TASK PROMPT
Begin with the first line of the listing and quote every line through the one containing "const ccValues = [-1.35, -0.635, -0.33, 0.26, -1.105, 0.695];"; give only those lines.

Records with drawing code

=====

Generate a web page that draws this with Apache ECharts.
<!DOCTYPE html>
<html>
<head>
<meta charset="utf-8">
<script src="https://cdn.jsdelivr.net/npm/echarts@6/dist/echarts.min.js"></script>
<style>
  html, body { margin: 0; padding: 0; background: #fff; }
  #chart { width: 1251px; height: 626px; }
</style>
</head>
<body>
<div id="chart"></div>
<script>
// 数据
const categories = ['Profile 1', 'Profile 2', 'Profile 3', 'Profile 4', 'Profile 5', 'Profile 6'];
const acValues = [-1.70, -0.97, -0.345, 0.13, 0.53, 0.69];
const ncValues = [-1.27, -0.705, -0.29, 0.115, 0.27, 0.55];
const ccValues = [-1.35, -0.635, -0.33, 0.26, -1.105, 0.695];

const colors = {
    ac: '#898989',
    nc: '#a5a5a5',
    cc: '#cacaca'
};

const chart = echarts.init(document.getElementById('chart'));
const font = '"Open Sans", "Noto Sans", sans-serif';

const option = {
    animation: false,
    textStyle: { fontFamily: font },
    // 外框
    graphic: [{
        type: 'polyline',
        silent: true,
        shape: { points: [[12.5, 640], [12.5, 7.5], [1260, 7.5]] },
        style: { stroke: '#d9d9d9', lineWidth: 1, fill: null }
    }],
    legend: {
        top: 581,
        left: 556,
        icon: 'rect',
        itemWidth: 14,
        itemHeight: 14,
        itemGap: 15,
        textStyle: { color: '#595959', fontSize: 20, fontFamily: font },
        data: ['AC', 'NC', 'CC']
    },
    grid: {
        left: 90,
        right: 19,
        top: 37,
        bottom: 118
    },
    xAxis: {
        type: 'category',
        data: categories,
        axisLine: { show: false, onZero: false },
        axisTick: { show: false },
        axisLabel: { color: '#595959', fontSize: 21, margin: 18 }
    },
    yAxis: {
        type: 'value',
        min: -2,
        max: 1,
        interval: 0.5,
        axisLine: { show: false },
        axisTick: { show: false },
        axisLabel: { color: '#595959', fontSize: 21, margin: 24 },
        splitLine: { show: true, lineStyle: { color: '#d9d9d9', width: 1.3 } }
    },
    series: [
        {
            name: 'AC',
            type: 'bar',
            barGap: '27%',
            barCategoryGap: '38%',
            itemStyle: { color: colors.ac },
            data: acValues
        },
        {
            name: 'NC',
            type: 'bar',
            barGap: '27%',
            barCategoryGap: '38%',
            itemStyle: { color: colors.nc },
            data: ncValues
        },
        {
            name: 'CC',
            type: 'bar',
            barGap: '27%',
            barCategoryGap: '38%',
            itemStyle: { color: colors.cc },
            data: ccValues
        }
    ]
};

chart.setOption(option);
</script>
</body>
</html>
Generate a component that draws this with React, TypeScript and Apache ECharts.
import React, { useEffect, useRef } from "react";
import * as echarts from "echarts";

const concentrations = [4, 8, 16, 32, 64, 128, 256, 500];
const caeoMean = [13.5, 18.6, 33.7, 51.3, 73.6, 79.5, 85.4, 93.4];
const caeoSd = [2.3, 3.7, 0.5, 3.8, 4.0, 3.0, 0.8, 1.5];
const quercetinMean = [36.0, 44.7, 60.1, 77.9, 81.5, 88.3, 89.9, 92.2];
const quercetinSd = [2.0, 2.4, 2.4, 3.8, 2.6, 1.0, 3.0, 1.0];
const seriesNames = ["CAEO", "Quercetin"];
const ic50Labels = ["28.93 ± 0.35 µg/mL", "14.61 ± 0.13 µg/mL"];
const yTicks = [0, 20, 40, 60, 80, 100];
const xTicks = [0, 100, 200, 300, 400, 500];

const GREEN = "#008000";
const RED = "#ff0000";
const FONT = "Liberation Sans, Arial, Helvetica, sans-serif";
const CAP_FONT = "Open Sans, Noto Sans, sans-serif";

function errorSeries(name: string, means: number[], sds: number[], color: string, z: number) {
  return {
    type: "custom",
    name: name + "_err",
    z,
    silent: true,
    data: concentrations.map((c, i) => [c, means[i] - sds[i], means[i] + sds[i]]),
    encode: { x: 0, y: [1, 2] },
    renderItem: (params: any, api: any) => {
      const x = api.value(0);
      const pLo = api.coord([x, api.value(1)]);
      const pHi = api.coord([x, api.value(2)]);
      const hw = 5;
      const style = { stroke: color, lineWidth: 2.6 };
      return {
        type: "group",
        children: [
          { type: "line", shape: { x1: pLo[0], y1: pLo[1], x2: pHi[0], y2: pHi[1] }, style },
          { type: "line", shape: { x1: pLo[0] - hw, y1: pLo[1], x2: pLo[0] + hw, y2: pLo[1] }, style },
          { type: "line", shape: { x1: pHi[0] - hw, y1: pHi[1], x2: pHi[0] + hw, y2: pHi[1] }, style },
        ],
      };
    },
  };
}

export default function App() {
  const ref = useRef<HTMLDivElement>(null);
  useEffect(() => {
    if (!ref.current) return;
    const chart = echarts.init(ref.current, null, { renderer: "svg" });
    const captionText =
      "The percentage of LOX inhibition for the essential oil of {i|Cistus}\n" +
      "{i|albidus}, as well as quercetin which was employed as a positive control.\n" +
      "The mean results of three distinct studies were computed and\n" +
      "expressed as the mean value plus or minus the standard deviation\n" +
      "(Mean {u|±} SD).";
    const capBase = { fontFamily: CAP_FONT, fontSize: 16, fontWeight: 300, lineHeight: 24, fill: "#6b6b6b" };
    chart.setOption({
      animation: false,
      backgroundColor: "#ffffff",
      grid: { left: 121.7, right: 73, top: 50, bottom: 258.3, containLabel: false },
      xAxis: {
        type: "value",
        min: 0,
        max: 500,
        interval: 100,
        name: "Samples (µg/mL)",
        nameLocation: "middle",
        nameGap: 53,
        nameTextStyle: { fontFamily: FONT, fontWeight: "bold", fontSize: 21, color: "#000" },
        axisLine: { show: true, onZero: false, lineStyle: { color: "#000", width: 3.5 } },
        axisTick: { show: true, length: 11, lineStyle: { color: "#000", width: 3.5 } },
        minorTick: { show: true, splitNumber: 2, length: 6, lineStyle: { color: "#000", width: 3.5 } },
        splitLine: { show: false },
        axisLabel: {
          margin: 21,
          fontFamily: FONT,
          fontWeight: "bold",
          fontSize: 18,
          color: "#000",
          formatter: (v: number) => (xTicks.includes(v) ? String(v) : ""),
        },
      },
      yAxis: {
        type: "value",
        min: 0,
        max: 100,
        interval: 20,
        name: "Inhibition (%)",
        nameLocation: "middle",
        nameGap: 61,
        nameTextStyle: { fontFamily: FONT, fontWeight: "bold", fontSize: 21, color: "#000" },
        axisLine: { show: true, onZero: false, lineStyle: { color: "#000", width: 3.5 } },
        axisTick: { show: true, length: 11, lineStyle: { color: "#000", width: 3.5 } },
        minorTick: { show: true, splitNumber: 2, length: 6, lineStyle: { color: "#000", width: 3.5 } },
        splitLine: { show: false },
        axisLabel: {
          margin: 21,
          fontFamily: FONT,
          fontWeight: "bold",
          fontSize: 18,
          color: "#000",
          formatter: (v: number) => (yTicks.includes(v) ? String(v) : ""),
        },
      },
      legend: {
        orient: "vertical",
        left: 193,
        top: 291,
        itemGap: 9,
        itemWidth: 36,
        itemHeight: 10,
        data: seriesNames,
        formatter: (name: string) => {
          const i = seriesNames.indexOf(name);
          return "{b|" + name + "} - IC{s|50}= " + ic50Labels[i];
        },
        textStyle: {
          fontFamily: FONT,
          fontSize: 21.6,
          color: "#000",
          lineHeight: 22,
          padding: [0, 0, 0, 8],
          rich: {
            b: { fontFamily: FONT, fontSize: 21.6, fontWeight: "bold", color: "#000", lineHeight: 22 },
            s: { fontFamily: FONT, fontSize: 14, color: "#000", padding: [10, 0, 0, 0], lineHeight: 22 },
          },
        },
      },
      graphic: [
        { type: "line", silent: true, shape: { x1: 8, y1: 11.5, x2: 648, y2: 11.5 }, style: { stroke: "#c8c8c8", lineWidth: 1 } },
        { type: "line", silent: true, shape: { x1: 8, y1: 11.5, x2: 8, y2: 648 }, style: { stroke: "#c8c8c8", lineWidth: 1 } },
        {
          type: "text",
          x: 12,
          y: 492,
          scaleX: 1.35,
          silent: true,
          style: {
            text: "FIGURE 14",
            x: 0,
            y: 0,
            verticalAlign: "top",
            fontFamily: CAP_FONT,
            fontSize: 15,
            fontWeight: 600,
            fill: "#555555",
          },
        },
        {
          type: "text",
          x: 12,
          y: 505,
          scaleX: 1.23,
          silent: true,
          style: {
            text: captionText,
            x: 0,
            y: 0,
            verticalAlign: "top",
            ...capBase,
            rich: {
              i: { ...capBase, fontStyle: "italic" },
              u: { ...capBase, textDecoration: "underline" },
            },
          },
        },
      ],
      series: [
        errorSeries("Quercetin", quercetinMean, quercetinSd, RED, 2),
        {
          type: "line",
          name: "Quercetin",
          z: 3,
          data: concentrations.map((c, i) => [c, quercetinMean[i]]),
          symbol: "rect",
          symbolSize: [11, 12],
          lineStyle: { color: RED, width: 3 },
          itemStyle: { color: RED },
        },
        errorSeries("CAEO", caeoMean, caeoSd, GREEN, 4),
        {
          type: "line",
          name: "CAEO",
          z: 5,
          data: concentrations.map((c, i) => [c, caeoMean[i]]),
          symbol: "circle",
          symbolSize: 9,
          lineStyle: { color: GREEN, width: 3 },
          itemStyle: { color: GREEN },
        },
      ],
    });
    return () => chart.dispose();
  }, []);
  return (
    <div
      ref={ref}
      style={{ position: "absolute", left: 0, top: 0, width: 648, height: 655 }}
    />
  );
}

=====

ANSWER TO THE PROBLEM
Generate a web page that draws this with Apache ECharts.
<!DOCTYPE html>
<html>
<head>
<meta charset="utf-8">
<script src="https://cdn.jsdelivr.net/npm/echarts@6/dist/echarts.min.js"></script>
<style>
  html, body { margin: 0; padding: 0; background: #fff; }
  #chart { width: 1251px; height: 626px; }
</style>
</head>
<body>
<div id="chart"></div>
<script>
// 数据
const categories = ['Profile 1', 'Profile 2', 'Profile 3', 'Profile 4', 'Profile 5', 'Profile 6'];
const acValues = [-1.70, -0.97, -0.345, 0.13, 0.53, 0.69];
const ncValues = [-1.27, -0.705, -0.29, 0.115, 0.27, 0.55];
const ccValues = [-1.35, -0.635, -0.33, 0.26, -1.105, 0.695];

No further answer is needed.